Je ne puis voir que le dehors : voilà bien les scènes d’autrefois, qui reportent l’esprit aux temps d’Homère. Un groupe de femmes autour d’un puits, « toutes portant l’amphore, une main sur la hanche, » des marmots nus qui roulent dans la poussière, des fillettes vêtues d’une seule étoffe rouge qui découvre le petit ventre enfantin. Avec des mines effarées et curieuses de jeunes chattes, elles reculent en nous voyant passer. — Le potier, accroupi, pétrit son argile ; de vieilles femmes ridées et parcheminées broient du riz sous une meule de pierre brute ; de petits écoliers tout nus se serrent autour d’un magister qui chantonne d’une voix de plain-chant en déroulant des volumes manuscrits. — Au seuil d’une porte, un homme assis sur ses talons, avec une allure de martyr résigné, abandonne sa tête au barbier qui lui rase le crâne avec tendresse.
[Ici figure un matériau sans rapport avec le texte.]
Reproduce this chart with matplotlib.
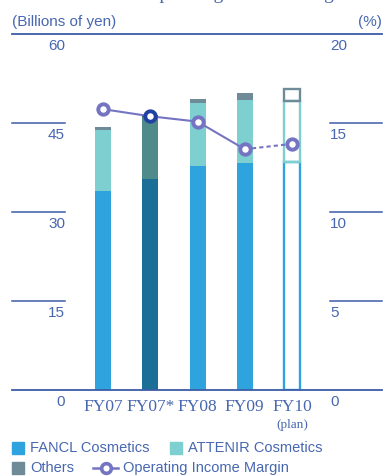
import matplotlib.pyplot as plt
import numpy as np
from matplotlib.patches import Rectangle
from matplotlib.lines import Line2D
from matplotlib.transforms import blended_transform_factory

# net sales by segment (billions of yen) and operating income margin (%)
years = ["FY07", "FY07*", "FY08", "FY09", "FY10"]
fancl = [33.5, 35.5, 37.7, 38.2, 38.3]
attenir = [10.2, 10.4, 10.6, 10.6, 10.4]
others = [0.5, 0.4, 0.7, 1.2, 1.9]
margin = [15.75, 15.35, 15.05, 13.5, 13.8]
left_ticks = [0, 15, 30, 45, 60]
right_ticks = [0, 5, 10, 15, 20]

c_fancl = "#2ea3dd"
c_attenir = "#7dcfd0"
c_others = "#6f8b97"
c_fancl_d = "#1b6e96"
c_attenir_d = "#4f8b8a"
c_others_d = "#2f5566"
c_line = "#7474c2"
c_text = "#4767b0"
c_rule = "#3d5ca8"

W, H = 384, 476
fig = plt.figure(figsize=(W / 100, H / 100), dpi=100)

def fx(px):
    return px / W

def fy(py):
    return 1 - py / H

x0, x1, y0, y1 = 12, 382, 33.5, 389.5
ax = fig.add_axes([fx(x0), fy(y1), fx(x1) - fx(x0), (y1 - y0) / H])
step = 47.25
c0 = 103
ax.set_xlim((x0 - c0) / step, (x1 - c0) / step)
ax.set_ylim(0, 60)
ax.axis("off")
ax2 = ax.twinx()
ax2.set_ylim(0, 20)
ax2.axis("off")

x = np.arange(len(years))
bw = 16 / step
for i in range(len(years)):
    if years[i] == "FY10":
        cols = [c_fancl, c_attenir, c_others]
        kw = dict(fill=False, linewidth=1.7)
    elif years[i] == "FY07*":
        cols = [c_fancl_d, c_attenir_d, c_others_d]
        kw = dict(linewidth=0)
    else:
        cols = [c_fancl, c_attenir, c_others]
        kw = dict(linewidth=0)
    b = 0
    for val, col in zip([fancl[i], attenir[i], others[i]], cols):
        if kw.get("fill", True):
            ax.bar(x[i], val, bw, bottom=b, color=col, **kw)
        else:
            ax.bar(x[i], val, bw, bottom=b, edgecolor=col, **kw)
        b += val

# margin line: solid for actuals, dashed towards the plan
ax2.plot(x[:4], margin[:4], color=c_line, lw=1.5, zorder=3)
ax2.plot(x[3:], margin[3:], color=c_line, lw=1.5, ls=(0, (2, 1.5)), zorder=3)
for i in range(len(years)):
    mc = "#1f42a0" if years[i] == "FY07*" else c_line
    ax2.plot(x[i], margin[i], "o", ms=7.5, mfc="white", mec=mc, mew=2.8, zorder=4)

# rules
tl = blended_transform_factory(ax.transAxes, ax.transData)
tr = blended_transform_factory(ax2.transAxes, ax2.transData)
ax.plot([0, 1], [60, 60], color=c_rule, lw=1.3, transform=tl, clip_on=False)
ax.plot([0, 1], [0, 0], color=c_rule, lw=1.3, transform=tl, clip_on=False)
lw_end = (65 - x0) / (x1 - x0)
rw_start = (330 - x0) / (x1 - x0)
for t in left_ticks[1:-1]:
    ax.plot([0, lw_end], [t, t], color=c_rule, lw=1.1, transform=tl, clip_on=False)
for t in right_ticks[1:-1]:
    ax2.plot([rw_start, 1], [t, t], color=c_rule, lw=1.1, transform=tr, clip_on=False)

for t in left_ticks:
    ax.annotate(str(t), (lw_end, t), xycoords=tl, xytext=(0, -4), textcoords="offset points",
                ha="right", va="top", fontsize=11, color=c_text, family="Liberation Sans")
for t in right_ticks:
    ax2.annotate(str(t), (rw_start, t), xycoords=tr, xytext=(0, -4), textcoords="offset points",
                 ha="left", va="top", fontsize=11, color=c_text, family="Liberation Sans")

for i, yr in enumerate(years):
    ax.annotate(yr, (x[i], 0), xytext=(0, -7), textcoords="offset points", ha="center",
                va="top", fontsize=12.5, color=c_text, family="Liberation Serif")
ax.annotate("(plan)", (x[-1], 0), xytext=(0, -21), textcoords="offset points", ha="center",
            va="top", fontsize=9.5, color=c_text, family="Liberation Serif")

fig.text(fx(12), fy(22), "(Billions of yen)", ha="left", va="center", fontsize=11,
         color=c_text, family="Liberation Sans")
fig.text(fx(382), fy(22), "(%)", ha="right", va="center", fontsize=11,
         color=c_text, family="Liberation Sans")
fig.text(fx(33), fy(-1), "Net Sales and Operating Income Margin", ha="left", va="baseline",
         fontsize=14, color=c_text, family="Liberation Serif")

# legend
def swatch(px, py, col, label):
    fig.patches.append(Rectangle((fx(px), fy(py + 6)), 12 / W, 12 / H, color=col,
                                 transform=fig.transFigure))
    fig.text(fx(px + 18), fy(py), label, ha="left", va="center", fontsize=10.5,
             color=c_text, family="Liberation Sans")

swatch(12, 448, c_fancl, "FANCL Cosmetics")
swatch(170, 448, c_attenir, "ATTENIR Cosmetics")
swatch(12, 468, c_others, "Others")
fig.lines.append(Line2D([fx(93), fx(118)], [fy(468), fy(468)], color=c_line, lw=1.8,
                        transform=fig.transFigure))
fig.lines.append(Line2D([fx(105.5)], [fy(468)], marker="o", ms=7, mfc="white", mec=c_line,
                        mew=2.6, transform=fig.transFigure))
fig.text(fx(123), fy(468), "Operating Income Margin", ha="left", va="center", fontsize=10.5,
         color=c_text, family="Liberation Sans")

fig.savefig("out.png", dpi=100)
Il y a des mendians centenaires, sordides, décharnés, aux côtes saillantes, qui chancellent sur leurs bâtons, glapissent en tendant leurs pattes noires. Au milieu de la route, des cordonniers, assis en cercle, tirent l’alène et fument une hookah que l’on se passe de main en main. — Très proprement, au bout du village, sur de petites tables sont rangés quelques friands morceaux de canne à sucre et des feuilles fraîches de vert bétel pliées en cornet.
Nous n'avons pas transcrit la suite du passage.